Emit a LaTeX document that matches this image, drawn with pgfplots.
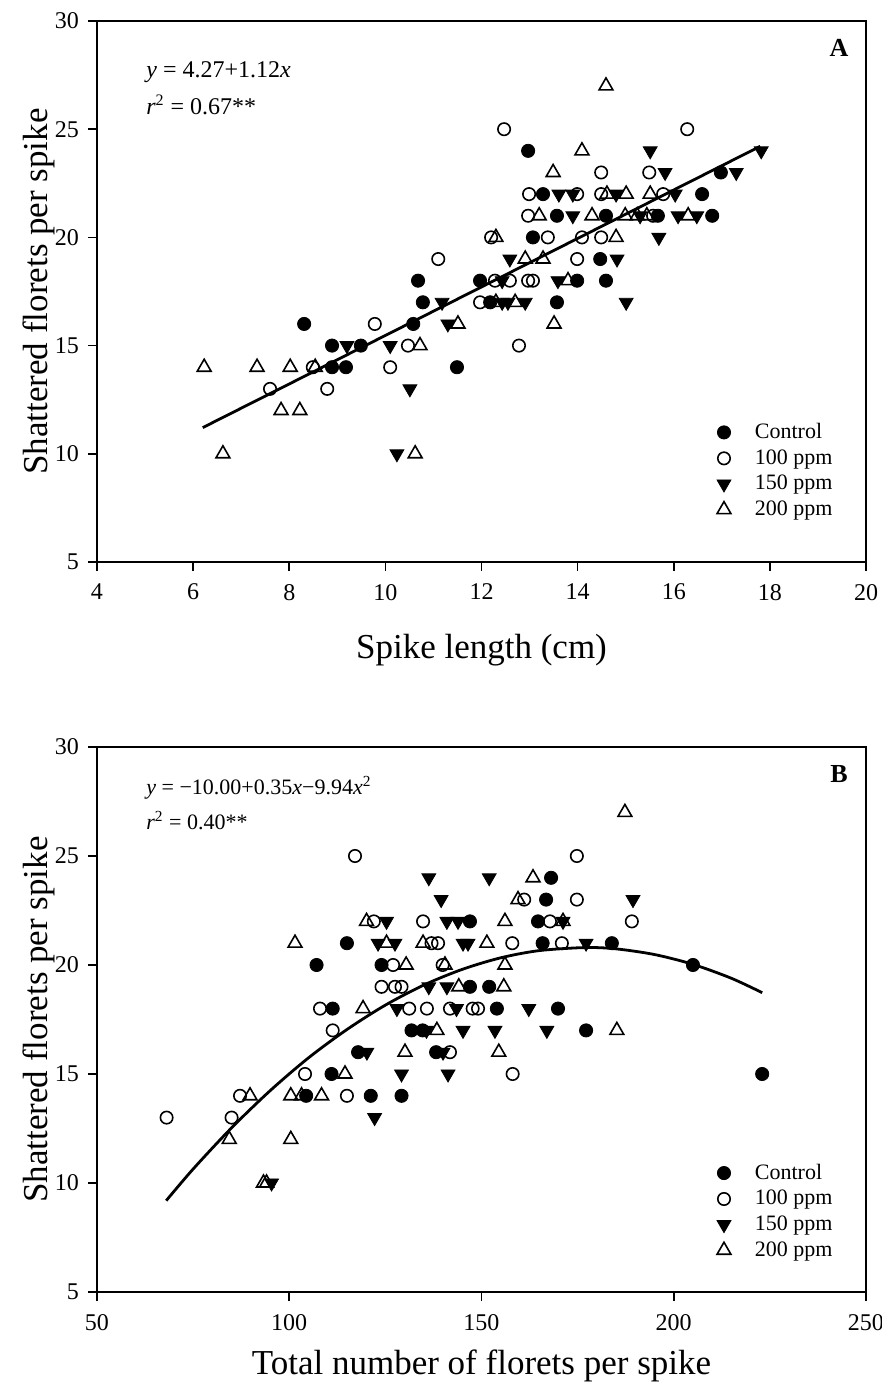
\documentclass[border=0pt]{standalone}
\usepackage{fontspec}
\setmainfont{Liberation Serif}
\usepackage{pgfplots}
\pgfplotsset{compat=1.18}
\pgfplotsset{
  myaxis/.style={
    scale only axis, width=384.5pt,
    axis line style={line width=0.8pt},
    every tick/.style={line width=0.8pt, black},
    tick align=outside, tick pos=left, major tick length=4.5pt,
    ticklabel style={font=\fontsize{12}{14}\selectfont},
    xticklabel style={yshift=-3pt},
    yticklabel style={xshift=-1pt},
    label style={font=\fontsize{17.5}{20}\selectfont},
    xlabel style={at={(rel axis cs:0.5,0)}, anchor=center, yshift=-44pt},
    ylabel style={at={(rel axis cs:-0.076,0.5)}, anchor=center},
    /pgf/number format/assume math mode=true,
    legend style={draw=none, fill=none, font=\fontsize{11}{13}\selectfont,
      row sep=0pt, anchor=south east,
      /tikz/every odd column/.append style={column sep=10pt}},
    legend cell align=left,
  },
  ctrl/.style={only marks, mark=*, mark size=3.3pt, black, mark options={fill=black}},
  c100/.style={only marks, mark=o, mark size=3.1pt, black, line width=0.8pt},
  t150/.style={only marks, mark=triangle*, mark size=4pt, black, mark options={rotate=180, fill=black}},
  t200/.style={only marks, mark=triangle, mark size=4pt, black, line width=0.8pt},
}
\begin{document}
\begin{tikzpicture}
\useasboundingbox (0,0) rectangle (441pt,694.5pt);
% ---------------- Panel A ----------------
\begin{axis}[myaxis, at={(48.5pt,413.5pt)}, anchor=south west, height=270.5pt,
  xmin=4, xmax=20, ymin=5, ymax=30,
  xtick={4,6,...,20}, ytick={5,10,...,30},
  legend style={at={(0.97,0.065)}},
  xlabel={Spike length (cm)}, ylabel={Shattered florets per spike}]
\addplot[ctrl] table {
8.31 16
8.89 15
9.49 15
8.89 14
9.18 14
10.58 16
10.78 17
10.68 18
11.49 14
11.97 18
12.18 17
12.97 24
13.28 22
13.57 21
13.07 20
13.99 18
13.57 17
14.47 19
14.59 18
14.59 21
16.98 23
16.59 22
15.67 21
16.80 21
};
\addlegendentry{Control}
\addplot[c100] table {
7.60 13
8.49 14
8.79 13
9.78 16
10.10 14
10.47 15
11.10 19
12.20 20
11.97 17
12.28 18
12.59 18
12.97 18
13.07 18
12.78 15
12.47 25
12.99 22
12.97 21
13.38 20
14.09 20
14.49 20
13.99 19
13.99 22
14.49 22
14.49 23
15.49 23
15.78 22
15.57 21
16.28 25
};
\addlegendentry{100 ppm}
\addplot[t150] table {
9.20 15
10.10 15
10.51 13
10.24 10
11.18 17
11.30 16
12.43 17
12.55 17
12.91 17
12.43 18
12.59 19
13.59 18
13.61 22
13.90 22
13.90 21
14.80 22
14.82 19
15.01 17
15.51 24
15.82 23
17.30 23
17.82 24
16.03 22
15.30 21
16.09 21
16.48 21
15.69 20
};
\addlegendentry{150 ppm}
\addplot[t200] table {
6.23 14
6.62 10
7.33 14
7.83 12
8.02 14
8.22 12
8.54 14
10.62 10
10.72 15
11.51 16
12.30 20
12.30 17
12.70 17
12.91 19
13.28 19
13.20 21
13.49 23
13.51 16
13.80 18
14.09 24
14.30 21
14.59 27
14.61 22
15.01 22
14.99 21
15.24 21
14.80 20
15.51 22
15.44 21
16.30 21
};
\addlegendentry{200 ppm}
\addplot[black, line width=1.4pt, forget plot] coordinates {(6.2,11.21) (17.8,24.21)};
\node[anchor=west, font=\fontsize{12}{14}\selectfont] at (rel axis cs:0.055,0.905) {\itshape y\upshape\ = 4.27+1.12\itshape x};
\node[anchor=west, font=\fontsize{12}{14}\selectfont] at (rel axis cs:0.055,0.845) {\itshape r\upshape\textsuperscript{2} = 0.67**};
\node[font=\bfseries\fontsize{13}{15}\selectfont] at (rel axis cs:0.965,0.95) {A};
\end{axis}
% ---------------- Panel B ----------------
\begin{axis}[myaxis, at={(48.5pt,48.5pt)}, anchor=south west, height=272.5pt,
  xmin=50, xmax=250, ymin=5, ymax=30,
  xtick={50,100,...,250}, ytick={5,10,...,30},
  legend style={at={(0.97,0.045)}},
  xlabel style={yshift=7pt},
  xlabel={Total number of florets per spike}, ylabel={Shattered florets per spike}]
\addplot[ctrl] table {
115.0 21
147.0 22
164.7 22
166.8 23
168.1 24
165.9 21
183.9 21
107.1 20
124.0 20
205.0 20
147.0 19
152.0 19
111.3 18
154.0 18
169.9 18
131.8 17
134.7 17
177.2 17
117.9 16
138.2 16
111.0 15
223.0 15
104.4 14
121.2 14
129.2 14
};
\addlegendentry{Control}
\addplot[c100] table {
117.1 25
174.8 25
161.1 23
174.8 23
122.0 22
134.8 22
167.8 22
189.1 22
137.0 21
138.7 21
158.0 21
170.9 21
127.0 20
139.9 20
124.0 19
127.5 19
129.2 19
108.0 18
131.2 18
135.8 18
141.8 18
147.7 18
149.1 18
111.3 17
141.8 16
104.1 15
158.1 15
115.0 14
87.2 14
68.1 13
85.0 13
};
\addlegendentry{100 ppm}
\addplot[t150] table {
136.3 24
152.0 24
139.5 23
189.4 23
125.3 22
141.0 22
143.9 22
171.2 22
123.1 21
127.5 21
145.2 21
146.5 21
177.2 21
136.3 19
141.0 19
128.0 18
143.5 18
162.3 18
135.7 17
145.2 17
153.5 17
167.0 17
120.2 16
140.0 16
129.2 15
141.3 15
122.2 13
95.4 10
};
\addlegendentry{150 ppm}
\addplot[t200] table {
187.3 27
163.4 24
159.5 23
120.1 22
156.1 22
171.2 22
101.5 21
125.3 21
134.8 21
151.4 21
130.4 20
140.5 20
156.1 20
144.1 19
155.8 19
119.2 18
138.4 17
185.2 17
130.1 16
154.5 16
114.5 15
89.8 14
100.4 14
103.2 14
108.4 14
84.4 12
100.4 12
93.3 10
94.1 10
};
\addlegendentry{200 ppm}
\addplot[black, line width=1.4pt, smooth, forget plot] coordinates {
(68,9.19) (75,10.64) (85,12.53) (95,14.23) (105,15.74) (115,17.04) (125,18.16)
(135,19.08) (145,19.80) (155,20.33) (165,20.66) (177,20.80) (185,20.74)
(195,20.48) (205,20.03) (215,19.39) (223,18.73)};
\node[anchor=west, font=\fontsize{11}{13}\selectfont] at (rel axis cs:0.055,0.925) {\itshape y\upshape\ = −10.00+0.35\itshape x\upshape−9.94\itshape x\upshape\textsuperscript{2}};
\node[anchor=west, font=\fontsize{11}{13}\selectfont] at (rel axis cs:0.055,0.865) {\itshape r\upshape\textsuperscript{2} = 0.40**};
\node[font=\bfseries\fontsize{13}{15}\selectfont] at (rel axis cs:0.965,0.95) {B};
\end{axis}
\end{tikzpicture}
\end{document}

--------------------

TASK OBJECTIVE:
Make an exact copy of the data above, pictures excluded.

SOLUTION FOR THIS EXERCISE:
Emit a LaTeX document that matches this image, drawn with pgfplots.
\documentclass[border=0pt]{standalone}
\usepackage{fontspec}
\setmainfont{Liberation Serif}
\usepackage{pgfplots}
\pgfplotsset{compat=1.18}
\pgfplotsset{
  myaxis/.style={
    scale only axis, width=384.5pt,
    axis line style={line width=0.8pt},
    every tick/.style={line width=0.8pt, black},
    tick align=outside, tick pos=left, major tick length=4.5pt,
    ticklabel style={font=\fontsize{12}{14}\selectfont},
    xticklabel style={yshift=-3pt},
    yticklabel style={xshift=-1pt},
    label style={font=\fontsize{17.5}{20}\selectfont},
    xlabel style={at={(rel axis cs:0.5,0)}, anchor=center, yshift=-44pt},
    ylabel style={at={(rel axis cs:-0.076,0.5)}, anchor=center},
    /pgf/number format/assume math mode=true,
    legend style={draw=none, fill=none, font=\fontsize{11}{13}\selectfont,
      row sep=0pt, anchor=south east,
      /tikz/every odd column/.append style={column sep=10pt}},
    legend cell align=left,
  },
  ctrl/.style={only marks, mark=*, mark size=3.3pt, black, mark options={fill=black}},
  c100/.style={only marks, mark=o, mark size=3.1pt, black, line width=0.8pt},
  t150/.style={only marks, mark=triangle*, mark size=4pt, black, mark options={rotate=180, fill=black}},
  t200/.style={only marks, mark=triangle, mark size=4pt, black, line width=0.8pt},
}
\begin{document}
\begin{tikzpicture}
\useasboundingbox (0,0) rectangle (441pt,694.5pt);
% ---------------- Panel A ----------------
\begin{axis}[myaxis, at={(48.5pt,413.5pt)}, anchor=south west, height=270.5pt,
  xmin=4, xmax=20, ymin=5, ymax=30,
  xtick={4,6,...,20}, ytick={5,10,...,30},
  legend style={at={(0.97,0.065)}},
  xlabel={Spike length (cm)}, ylabel={Shattered florets per spike}]
\addplot[ctrl] table {
8.31 16
8.89 15
9.49 15
8.89 14
9.18 14
10.58 16
10.78 17
10.68 18
11.49 14
11.97 18
12.18 17
12.97 24
13.28 22
13.57 21
13.07 20
13.99 18
13.57 17
14.47 19
14.59 18
14.59 21
16.98 23
16.59 22
15.67 21
16.80 21
};
\addlegendentry{Control}
\addplot[c100] table {
7.60 13
8.49 14
8.79 13
9.78 16
10.10 14
10.47 15
11.10 19
12.20 20
11.97 17
12.28 18
12.59 18
12.97 18
13.07 18
12.78 15
12.47 25
12.99 22
12.97 21
13.38 20
14.09 20
14.49 20
13.99 19
13.99 22
14.49 22
14.49 23
15.49 23
15.78 22
15.57 21
16.28 25
};
\addlegendentry{100 ppm}
\addplot[t150] table {
9.20 15
10.10 15
10.51 13
10.24 10
11.18 17
11.30 16
12.43 17
12.55 17
12.91 17
12.43 18
12.59 19
13.59 18
13.61 22
13.90 22
13.90 21
14.80 22
14.82 19
15.01 17
15.51 24
15.82 23
17.30 23
17.82 24
16.03 22
15.30 21
16.09 21
16.48 21
15.69 20
};
\addlegendentry{150 ppm}
\addplot[t200] table {
6.23 14
6.62 10
7.33 14
7.83 12
8.02 14
8.22 12
8.54 14
10.62 10
10.72 15
11.51 16
12.30 20
12.30 17
12.70 17
12.91 19
13.28 19
13.20 21
13.49 23
13.51 16
13.80 18
14.09 24
14.30 21
14.59 27
14.61 22
15.01 22
14.99 21
15.24 21
14.80 20
15.51 22
15.44 21
16.30 21
};
\addlegendentry{200 ppm}
\addplot[black, line width=1.4pt, forget plot] coordinates {(6.2,11.21) (17.8,24.21)};
\node[anchor=west, font=\fontsize{12}{14}\selectfont] at (rel axis cs:0.055,0.905) {\itshape y\upshape\ = 4.27+1.12\itshape x};
\node[anchor=west, font=\fontsize{12}{14}\selectfont] at (rel axis cs:0.055,0.845) {\itshape r\upshape\textsuperscript{2} = 0.67**};
\node[font=\bfseries\fontsize{13}{15}\selectfont] at (rel axis cs:0.965,0.95) {A};
\end{axis}
% ---------------- Panel B ----------------
\begin{axis}[myaxis, at={(48.5pt,48.5pt)}, anchor=south west, height=272.5pt,
  xmin=50, xmax=250, ymin=5, ymax=30,
  xtick={50,100,...,250}, ytick={5,10,...,30},
  legend style={at={(0.97,0.045)}},
  xlabel style={yshift=7pt},
  xlabel={Total number of florets per spike}, ylabel={Shattered florets per spike}]
\addplot[ctrl] table {
115.0 21
147.0 22
164.7 22
166.8 23
168.1 24
165.9 21
183.9 21
107.1 20
124.0 20
205.0 20
147.0 19
152.0 19
111.3 18
154.0 18
169.9 18
131.8 17
134.7 17
177.2 17
117.9 16
138.2 16
111.0 15
223.0 15
104.4 14
121.2 14
129.2 14
};
\addlegendentry{Control}
\addplot[c100] table {
117.1 25
174.8 25
161.1 23
174.8 23
122.0 22
134.8 22
167.8 22
189.1 22
137.0 21
138.7 21
158.0 21
170.9 21
127.0 20
139.9 20
124.0 19
127.5 19
129.2 19
108.0 18
131.2 18
135.8 18
141.8 18
147.7 18
149.1 18
111.3 17
141.8 16
104.1 15
158.1 15
115.0 14
87.2 14
68.1 13
85.0 13
};
\addlegendentry{100 ppm}
\addplot[t150] table {
136.3 24
152.0 24
139.5 23
189.4 23
125.3 22
141.0 22
143.9 22
171.2 22
123.1 21
127.5 21
145.2 21
146.5 21
177.2 21
136.3 19
141.0 19
128.0 18
143.5 18
162.3 18
135.7 17
145.2 17
153.5 17
167.0 17
120.2 16
140.0 16
129.2 15
141.3 15
122.2 13
95.4 10
};
\addlegendentry{150 ppm}
\addplot[t200] table {
187.3 27
163.4 24
159.5 23
120.1 22
156.1 22
171.2 22
101.5 21
125.3 21
134.8 21
151.4 21
130.4 20
140.5 20
156.1 20
144.1 19
155.8 19
119.2 18
138.4 17
185.2 17
130.1 16
154.5 16
114.5 15
89.8 14
100.4 14
103.2 14
108.4 14
84.4 12
100.4 12
93.3 10
94.1 10
};
\addlegendentry{200 ppm}
\addplot[black, line width=1.4pt, smooth, forget plot] coordinates {
(68,9.19) (75,10.64) (85,12.53) (95,14.23) (105,15.74) (115,17.04) (125,18.16)
(135,19.08) (145,19.80) (155,20.33) (165,20.66) (177,20.80) (185,20.74)
(195,20.48) (205,20.03) (215,19.39) (223,18.73)};
\node[anchor=west, font=\fontsize{11}{13}\selectfont] at (rel axis cs:0.055,0.925) {\itshape y\upshape\ = −10.00+0.35\itshape x\upshape−9.94\itshape x\upshape\textsuperscript{2}};
\node[anchor=west, font=\fontsize{11}{13}\selectfont] at (rel axis cs:0.055,0.865) {\itshape r\upshape\textsuperscript{2} = 0.40**};
\node[font=\bfseries\fontsize{13}{15}\selectfont] at (rel axis cs:0.965,0.95) {B};
\end{axis}
\end{tikzpicture}
\end{document}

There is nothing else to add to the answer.